For those not familiar with Caffe: you might have heard that choosing the right parameters for a deep neural network is a painful process. This tool employs the power of Bayesian optimization methods to make this search automatic for the models you describe in Caffe framework.

The `OPTIMIZE` keyword can be used both in `solver.prototxt` and `trainval.prototxt` for as many parameters simultaneuosly as you want (be careful: too many parameters might take too long).

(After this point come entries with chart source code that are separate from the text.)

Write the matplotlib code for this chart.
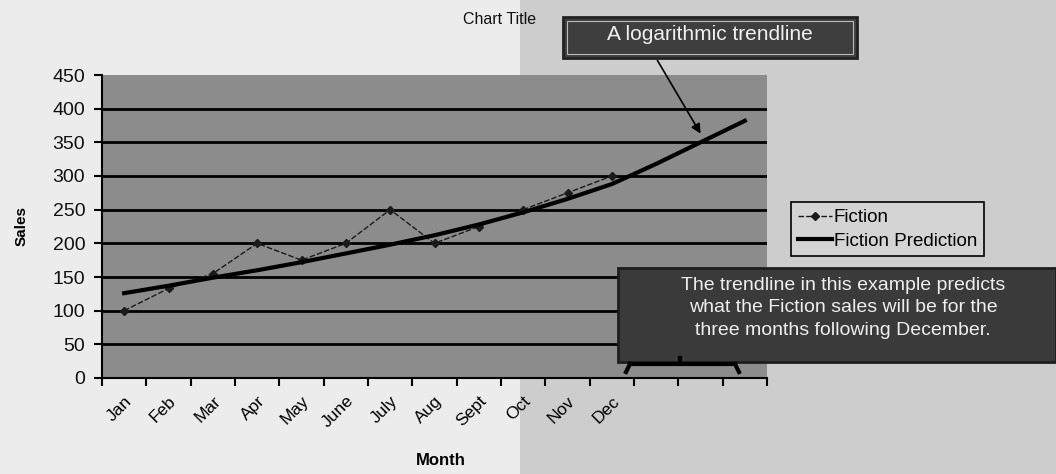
import matplotlib
matplotlib.use("Agg")
import matplotlib.pyplot as plt
from matplotlib.patches import Rectangle
from matplotlib.lines import Line2D
import numpy as np

plt.rcParams['font.family'] = ['Liberation Sans', 'DejaVu Sans']

months = ["Jan", "Feb", "Mar", "Apr", "May", "June", "July", "Aug", "Sept", "Oct", "Nov", "Dec"]
extra_periods = ["", "", ""]
fiction = [100, 133, 155, 200, 175, 200, 250, 200, 225, 250, 275, 300]
fiction_prediction = [126, 137, 149, 160, 172, 185, 198, 212, 228, 246, 266, 288, 318, 350, 382]
y_ticks = [0, 50, 100, 150, 200, 250, 300, 350, 400, 450]

W, H = 1056, 474
fig = plt.figure(figsize=(W / 100, H / 100), dpi=100)
fig.patch.set_facecolor("#ececec")

def fx(px):
    return px / W

def fy(py):
    return 1 - py / H

# textured right-hand background
fig.add_artist(Rectangle((fx(520), 0), 1 - fx(520), 1, transform=fig.transFigure,
                         facecolor="#cdcdcd", edgecolor="none", zorder=0))

ax = fig.add_axes([fx(102), fy(378), fx(767) - fx(102), fy(75) - fy(378)])
ax.set_facecolor("#8c8c8c")

labels = months + extra_periods
n = len(labels)
x_all = np.arange(n)
x_f = np.arange(len(fiction))

ax.set_xlim(-0.5, n - 0.5)
ax.set_ylim(0, 450)
ax.set_yticks(y_ticks)
ax.set_yticklabels([str(v) for v in y_ticks], fontsize=14, color="#111111")
for v in y_ticks[1:-1]:
    ax.axhline(v, color="black", lw=2.0, zorder=1)

ax.set_xticks(x_all)
ax.set_xticklabels(labels, rotation=45, ha="right", rotation_mode="anchor", fontsize=12.5)
ax.tick_params(axis="x", which="major", length=0, pad=11)
ax.set_xticks(np.arange(-0.5, n, 1.0), minor=True)
ax.tick_params(axis="x", which="minor", length=6, width=1.5, direction="out")
ax.tick_params(axis="y", length=6, width=1.5, direction="out", pad=6)

for s in ["top", "right"]:
    ax.spines[s].set_visible(False)
ax.spines["left"].set_linewidth(1.5)
ax.spines["bottom"].set_linewidth(1.5)

ax.plot(x_f, fiction, color="#1a1a1a", lw=1.0, ls=(0, (4, 1.5)), marker="D",
        markersize=4.5, zorder=3, label="Fiction")
ax.plot(x_all, fiction_prediction, color="black", lw=3.0, zorder=4, label="Fiction Prediction")

ax.set_ylabel("Sales", fontsize=11, fontweight="bold")
ax.yaxis.set_label_coords(-0.11, 0.5)
ax.set_xlabel("Month", fontsize=12, fontweight="bold")
ax.xaxis.set_label_coords(0.51, -0.248)

leg = ax.legend(loc="upper left", bbox_to_anchor=(fx(782), fy(193)),
                bbox_transform=fig.transFigure, fontsize=13.5, frameon=True,
                fancybox=False, edgecolor="black", facecolor="#d4d4d4",
                framealpha=1, handlelength=1.8, handletextpad=0.1,
                borderpad=0.35, labelspacing=0.35)
leg.get_frame().set_linewidth(1.2)

fig.text(fx(500), fy(20), "Chart Title", fontsize=11.5, ha="center", va="center", color="#111111")

# Callout box 1
fig.add_artist(Rectangle((fx(563), fy(58)), fx(857) - fx(563), fy(17) - fy(58),
                         transform=fig.transFigure, facecolor="#3e3e3e",
                         edgecolor="#222222", lw=2, zorder=5))
fig.add_artist(Rectangle((fx(567), fy(54)), fx(853) - fx(567), fy(21) - fy(54),
                         transform=fig.transFigure, facecolor="none",
                         edgecolor="#bbbbbb", lw=0.8, zorder=6))
fig.text(fx(710), fy(34), "A logarithmic trendline", fontsize=15, ha="center",
         va="center", color="#f0f0f0", zorder=7)
ax.annotate("", xy=(fx(702), fy(136)), xycoords="figure fraction",
            xytext=(fx(656), fy(58)), textcoords="figure fraction",
            arrowprops=dict(arrowstyle="-|>", color="black", lw=1.2,
                            mutation_scale=14), zorder=8)

# Callout box 2
fig.add_artist(Rectangle((fx(618), fy(362)), 1 - fx(618), fy(268) - fy(362),
                         transform=fig.transFigure, facecolor="#3a3a3a",
                         edgecolor="#1e1e1e", lw=2, zorder=5))
fig.text(fx(843), fy(308),
         "The trendline in this example predicts\nwhat the Fiction sales will be for the\nthree months following December.",
         fontsize=14, ha="center", va="center", color="#eeeeee",
         linespacing=1.4, zorder=7)

# bracket under callout 2
for (x0, y0, x1, y1) in [(630, 364, 735, 364), (630, 364, 626, 372), (735, 364, 739, 372),
                         (680, 364, 680, 358)]:
    fig.add_artist(Line2D([fx(x0), fx(x1)], [fy(y0), fy(y1)], transform=fig.transFigure,
                          color="black", lw=3, zorder=8))

fig.savefig("out.png", dpi=100, facecolor=fig.get_facecolor())
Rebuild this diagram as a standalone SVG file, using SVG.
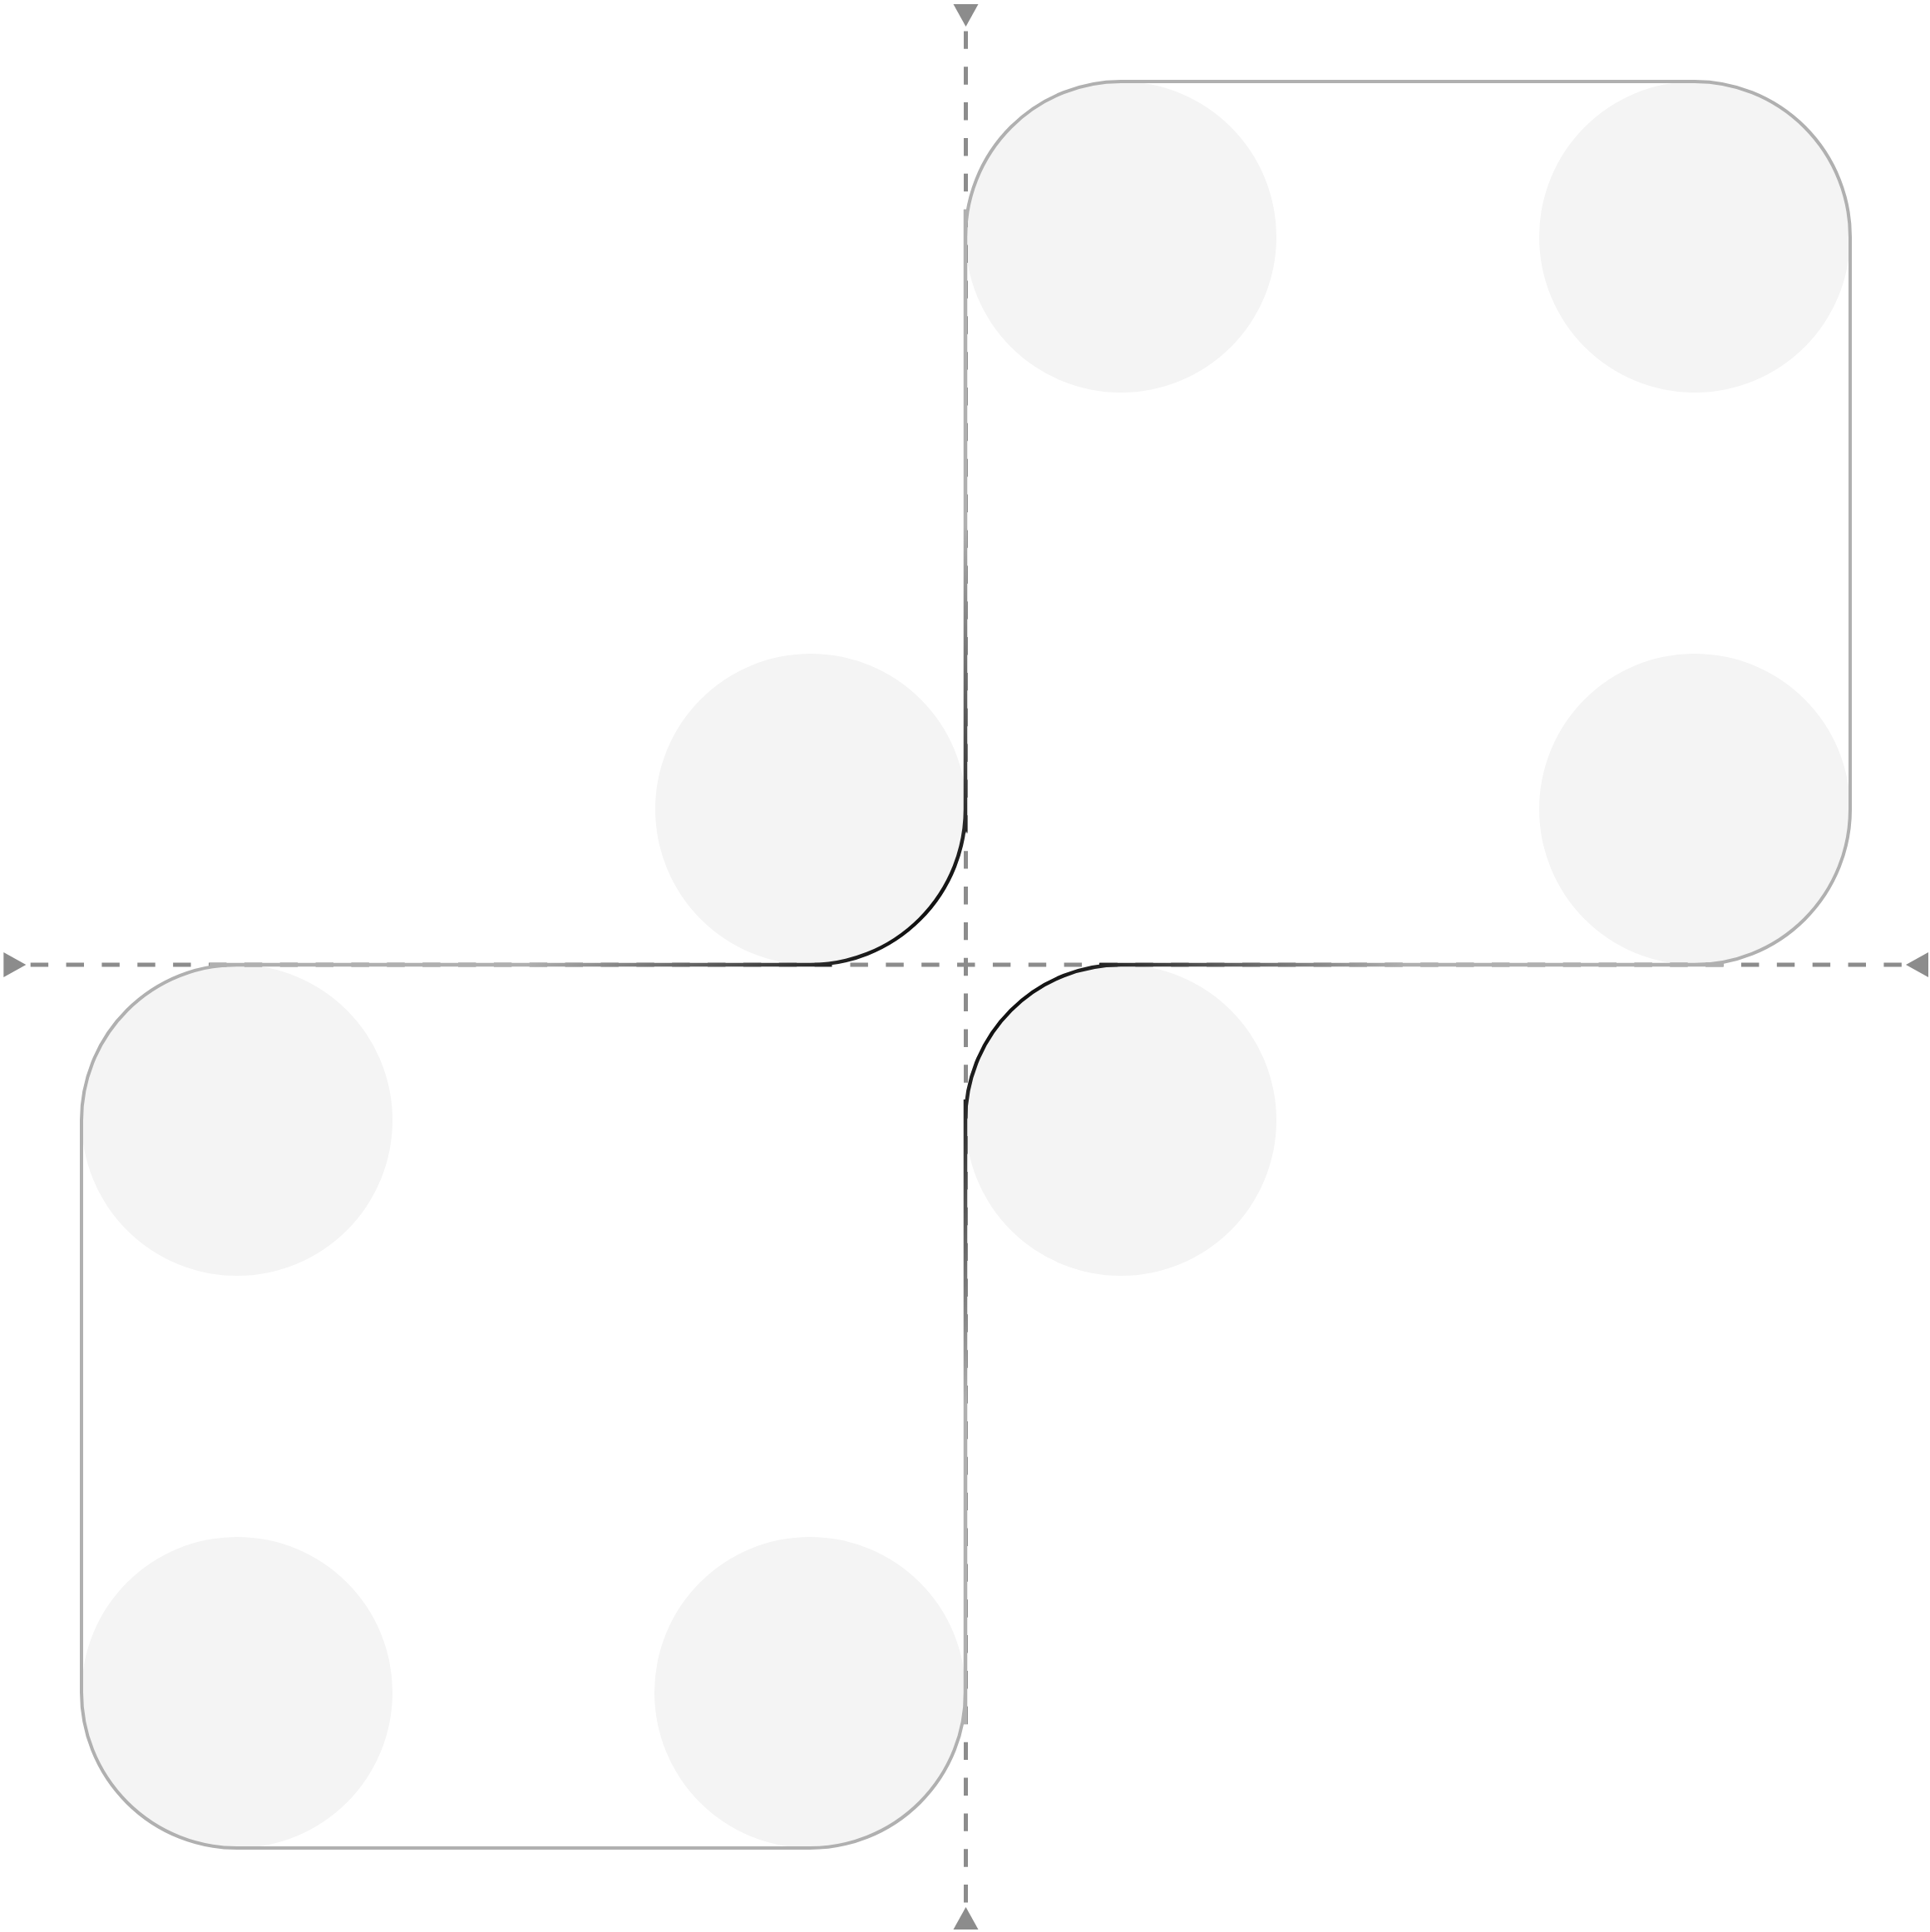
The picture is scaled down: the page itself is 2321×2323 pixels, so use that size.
<svg xmlns="http://www.w3.org/2000/svg" width="2321" height="2323" viewBox="0 0 2321 2323">
  <style>
    .dot { fill: #f4f4f4; stroke: none; }
    .frame { fill: none; stroke: #b0b0b0; stroke-width: 4; }
    .axis { fill: none; stroke: #8c8c8c; stroke-width: 5; stroke-dasharray: 21.43 21.43; stroke-dashoffset: 37.46; }
    .trace { fill: none; stroke-width: 4.5; }
  </style>
  <defs>
    <marker id="tri" markerUnits="userSpaceOnUse" markerWidth="40" markerHeight="40" viewBox="-5 -20 40 40" refX="0" refY="0" orient="auto-start-reverse">
      <polygon points="27,-15 27,15 0,0" fill="#8c8c8c"/>
    </marker>
    <linearGradient id="g1" gradientUnits="userSpaceOnUse" x1="1107" y1="1105" x2="897" y2="895">
      <stop offset="0" stop-color="#111111"/>
      <stop offset="1" stop-color="#b0b0b0"/>
    </linearGradient>
    <linearGradient id="g2" gradientUnits="userSpaceOnUse" x1="1216" y1="1215" x2="1426" y2="1425">
      <stop offset="0" stop-color="#111111"/>
      <stop offset="1" stop-color="#b0b0b0"/>
    </linearGradient>
  </defs>
  <rect width="2321" height="2323" fill="#ffffff"/>

  <g id="dots">
    <circle class="dot" cx="1348" cy="285" r="187"/>
    <circle class="dot" cx="2038" cy="285" r="187"/>
    <circle class="dot" cx="2038" cy="973" r="187"/>
    <circle class="dot" cx="975" cy="973" r="187"/>
    <circle class="dot" cx="1348" cy="1347" r="187"/>
    <circle class="dot" cx="285" cy="1347" r="187"/>
    <circle class="dot" cx="285" cy="2035" r="187"/>
    <circle class="dot" cx="974" cy="2035" r="187"/>
  </g>

  <g id="connectors">
    <line class="axis" x1="31.3" y1="1160" x2="2292" y2="1160" marker-start="url(#tri)" marker-end="url(#tri)"/>
    <line class="axis" x1="1161.5" y1="32" x2="1161.5" y2="2293" marker-start="url(#tri)" marker-end="url(#tri)"/>
  </g>

  <g id="frame-top-right">
    <path class="frame" d="M1161,1000 V285 A187,187 0 0 1 1348,98 H2038 A187,187 0 0 1 2225,285 V973 A187,187 0 0 1 2038,1160 H1322"/>
  </g>
  <g id="frame-bottom-left">
    <path class="frame" d="M1161,1322 V2035 A187,187 0 0 1 974,2222 H285 A187,187 0 0 1 98,2035 V1347 A187,187 0 0 1 285,1160 H1000"/>
  </g>

  <g id="trace-top-left">
    <path class="trace" stroke="url(#g1)" d="M1161,252 V1000 M1000,1160 H252 M1161,973 A187,187 0 0 1 974,1160"/>
  </g>
  <g id="trace-bottom-right">
    <path class="trace" stroke="url(#g2)" d="M1161,2073 V1322 M1322,1160 H2073 M1161,1347 A187,187 0 0 1 1348,1160"/>
  </g>
</svg>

Take a look at [`experiments/mnist`](experiments/mnist) and read the "General Setup" section for a quick start. There are few special tricks which may seem odd at first, but, as you will see below, they are justified. Refer to the "Optimization Parameters" section below for more detailed documentation.

General Setup
-------------

#### STEP 1: Install Caffe
Follow the instructions in the [Caffe](https://github.com/BVLC/caffe) repository. Once installed set the `CAFFE_ROOT` variable in the `run.py` script to point to the Caffe repository root so that `CAFFE_ROOT/build/tools/caffe` would be the Caffe binary.

#### STEP 2: Install Spearmint
Follow the instructions in the [Spearmint](https://github.com/HIPS/Spearmint) repository. Once installed set the `SPEARMINT_ROOT` variable in the `run.py` script to point to the Spearmint repository root so that `SPEARMINT_ROOT/spearmint/main.py` is the Spearmint main script.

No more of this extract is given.